■ EXERCISE GOAL
Provide only the number of lines where "matplotlib" occurs.

■ DATA EXTRACT
* Begin *

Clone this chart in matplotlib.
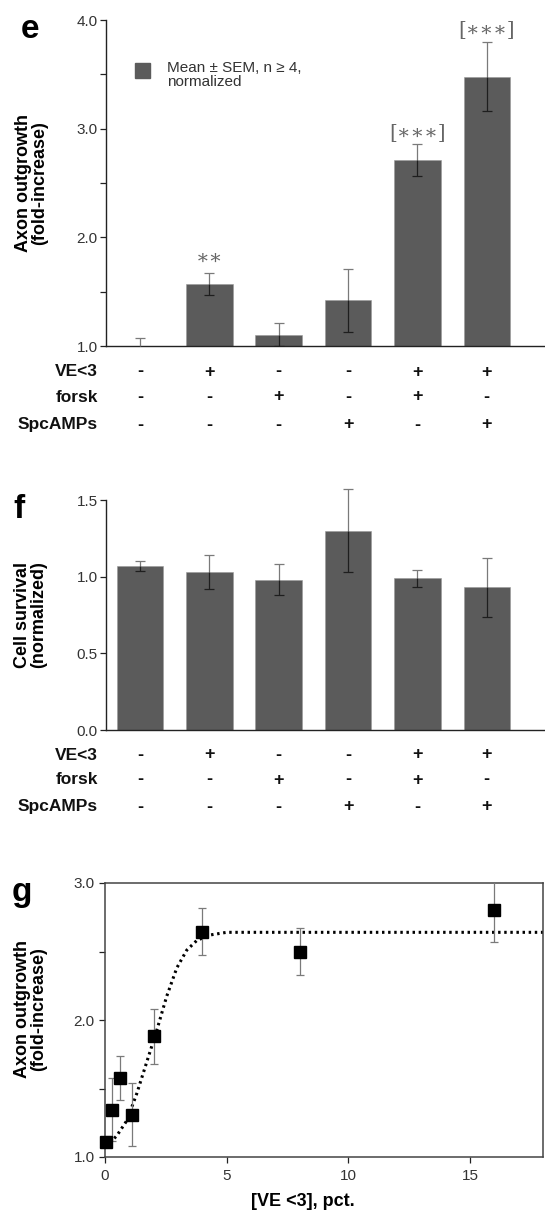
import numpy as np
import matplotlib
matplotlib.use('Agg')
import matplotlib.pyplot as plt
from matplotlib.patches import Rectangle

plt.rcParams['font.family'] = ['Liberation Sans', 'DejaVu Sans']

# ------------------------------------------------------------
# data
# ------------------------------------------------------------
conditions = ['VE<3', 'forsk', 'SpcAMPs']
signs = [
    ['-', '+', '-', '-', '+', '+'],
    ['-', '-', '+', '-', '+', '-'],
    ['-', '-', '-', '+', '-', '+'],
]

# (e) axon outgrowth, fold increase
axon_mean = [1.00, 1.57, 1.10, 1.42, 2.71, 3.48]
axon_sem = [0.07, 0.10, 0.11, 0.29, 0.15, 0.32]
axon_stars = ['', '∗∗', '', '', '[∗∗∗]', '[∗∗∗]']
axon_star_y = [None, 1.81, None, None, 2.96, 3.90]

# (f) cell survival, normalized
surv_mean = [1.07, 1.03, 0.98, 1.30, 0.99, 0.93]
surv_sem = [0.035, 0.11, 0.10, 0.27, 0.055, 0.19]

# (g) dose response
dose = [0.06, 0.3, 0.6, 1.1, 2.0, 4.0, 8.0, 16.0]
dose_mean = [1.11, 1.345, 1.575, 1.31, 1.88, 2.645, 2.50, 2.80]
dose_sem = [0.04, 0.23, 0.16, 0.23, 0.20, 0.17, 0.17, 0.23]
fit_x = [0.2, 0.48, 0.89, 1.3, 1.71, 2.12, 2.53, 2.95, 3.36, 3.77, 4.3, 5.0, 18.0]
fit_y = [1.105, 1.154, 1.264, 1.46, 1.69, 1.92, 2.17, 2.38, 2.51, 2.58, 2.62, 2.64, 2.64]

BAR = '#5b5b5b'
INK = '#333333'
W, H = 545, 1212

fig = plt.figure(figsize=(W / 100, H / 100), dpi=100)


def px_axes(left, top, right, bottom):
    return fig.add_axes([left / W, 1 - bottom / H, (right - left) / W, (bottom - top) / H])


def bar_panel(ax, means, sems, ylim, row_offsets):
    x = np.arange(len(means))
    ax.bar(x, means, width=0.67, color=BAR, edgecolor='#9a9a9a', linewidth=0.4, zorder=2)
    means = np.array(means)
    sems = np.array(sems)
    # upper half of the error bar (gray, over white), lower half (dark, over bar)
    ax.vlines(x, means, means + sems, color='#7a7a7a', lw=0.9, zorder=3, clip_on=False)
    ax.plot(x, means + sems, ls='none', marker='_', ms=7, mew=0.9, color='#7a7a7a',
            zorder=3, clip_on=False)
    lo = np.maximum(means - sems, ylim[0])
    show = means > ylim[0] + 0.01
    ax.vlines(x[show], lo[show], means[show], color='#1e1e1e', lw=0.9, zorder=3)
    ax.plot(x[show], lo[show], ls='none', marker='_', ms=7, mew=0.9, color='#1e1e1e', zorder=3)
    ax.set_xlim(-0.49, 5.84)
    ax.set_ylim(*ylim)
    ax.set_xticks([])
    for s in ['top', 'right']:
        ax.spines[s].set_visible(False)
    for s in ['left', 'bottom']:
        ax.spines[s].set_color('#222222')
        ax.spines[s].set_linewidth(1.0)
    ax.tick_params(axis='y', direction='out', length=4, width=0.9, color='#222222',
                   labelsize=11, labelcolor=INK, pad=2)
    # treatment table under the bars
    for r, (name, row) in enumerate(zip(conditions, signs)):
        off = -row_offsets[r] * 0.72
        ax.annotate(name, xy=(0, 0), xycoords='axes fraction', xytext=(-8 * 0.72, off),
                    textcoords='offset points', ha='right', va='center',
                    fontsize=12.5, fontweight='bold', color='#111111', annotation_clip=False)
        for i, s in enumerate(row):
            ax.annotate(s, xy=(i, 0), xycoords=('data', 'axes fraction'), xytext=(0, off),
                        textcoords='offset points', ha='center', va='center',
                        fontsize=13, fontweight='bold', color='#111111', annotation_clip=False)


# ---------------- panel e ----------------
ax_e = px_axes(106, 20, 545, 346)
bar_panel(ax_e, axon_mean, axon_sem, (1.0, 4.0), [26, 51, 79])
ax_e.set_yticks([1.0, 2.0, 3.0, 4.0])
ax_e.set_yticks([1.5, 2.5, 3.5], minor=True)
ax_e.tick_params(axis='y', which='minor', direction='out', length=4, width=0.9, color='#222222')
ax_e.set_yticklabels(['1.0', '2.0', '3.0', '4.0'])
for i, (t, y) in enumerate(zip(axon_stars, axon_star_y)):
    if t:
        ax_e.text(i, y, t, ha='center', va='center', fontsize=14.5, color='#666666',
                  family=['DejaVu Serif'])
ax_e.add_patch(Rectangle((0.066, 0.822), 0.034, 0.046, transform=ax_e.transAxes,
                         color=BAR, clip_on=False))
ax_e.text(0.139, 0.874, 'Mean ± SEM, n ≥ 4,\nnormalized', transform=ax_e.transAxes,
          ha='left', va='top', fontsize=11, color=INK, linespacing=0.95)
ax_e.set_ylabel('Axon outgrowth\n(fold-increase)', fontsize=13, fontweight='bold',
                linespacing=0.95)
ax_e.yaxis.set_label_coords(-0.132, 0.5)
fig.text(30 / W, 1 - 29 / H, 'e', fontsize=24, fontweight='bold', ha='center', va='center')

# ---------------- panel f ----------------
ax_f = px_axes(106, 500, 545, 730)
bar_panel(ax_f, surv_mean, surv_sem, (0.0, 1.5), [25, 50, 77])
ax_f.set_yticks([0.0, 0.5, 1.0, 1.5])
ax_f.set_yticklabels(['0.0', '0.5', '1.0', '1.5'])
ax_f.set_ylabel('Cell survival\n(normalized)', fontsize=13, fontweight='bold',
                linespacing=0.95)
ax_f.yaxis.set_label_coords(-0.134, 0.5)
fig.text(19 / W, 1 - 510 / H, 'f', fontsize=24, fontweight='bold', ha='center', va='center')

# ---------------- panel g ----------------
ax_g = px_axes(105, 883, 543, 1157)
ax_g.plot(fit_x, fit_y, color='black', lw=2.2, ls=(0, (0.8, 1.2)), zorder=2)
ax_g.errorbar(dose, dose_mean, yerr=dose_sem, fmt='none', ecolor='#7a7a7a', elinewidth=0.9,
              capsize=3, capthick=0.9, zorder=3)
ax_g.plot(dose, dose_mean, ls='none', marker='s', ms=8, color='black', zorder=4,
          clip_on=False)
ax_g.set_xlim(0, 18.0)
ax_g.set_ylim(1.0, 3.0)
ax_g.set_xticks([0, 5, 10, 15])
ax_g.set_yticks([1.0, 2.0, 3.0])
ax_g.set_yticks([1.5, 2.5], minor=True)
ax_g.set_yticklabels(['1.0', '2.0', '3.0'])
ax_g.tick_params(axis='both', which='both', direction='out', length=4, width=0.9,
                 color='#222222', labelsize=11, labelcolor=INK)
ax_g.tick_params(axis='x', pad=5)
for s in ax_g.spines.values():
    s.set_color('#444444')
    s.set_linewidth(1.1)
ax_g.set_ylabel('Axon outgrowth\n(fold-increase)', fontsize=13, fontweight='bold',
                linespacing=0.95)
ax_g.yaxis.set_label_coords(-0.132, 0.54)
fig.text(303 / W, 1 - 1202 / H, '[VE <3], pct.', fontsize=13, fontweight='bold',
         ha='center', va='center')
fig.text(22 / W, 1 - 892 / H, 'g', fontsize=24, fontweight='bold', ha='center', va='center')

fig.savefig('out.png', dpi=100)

* End *

■ COMPLETE RESPONSE
5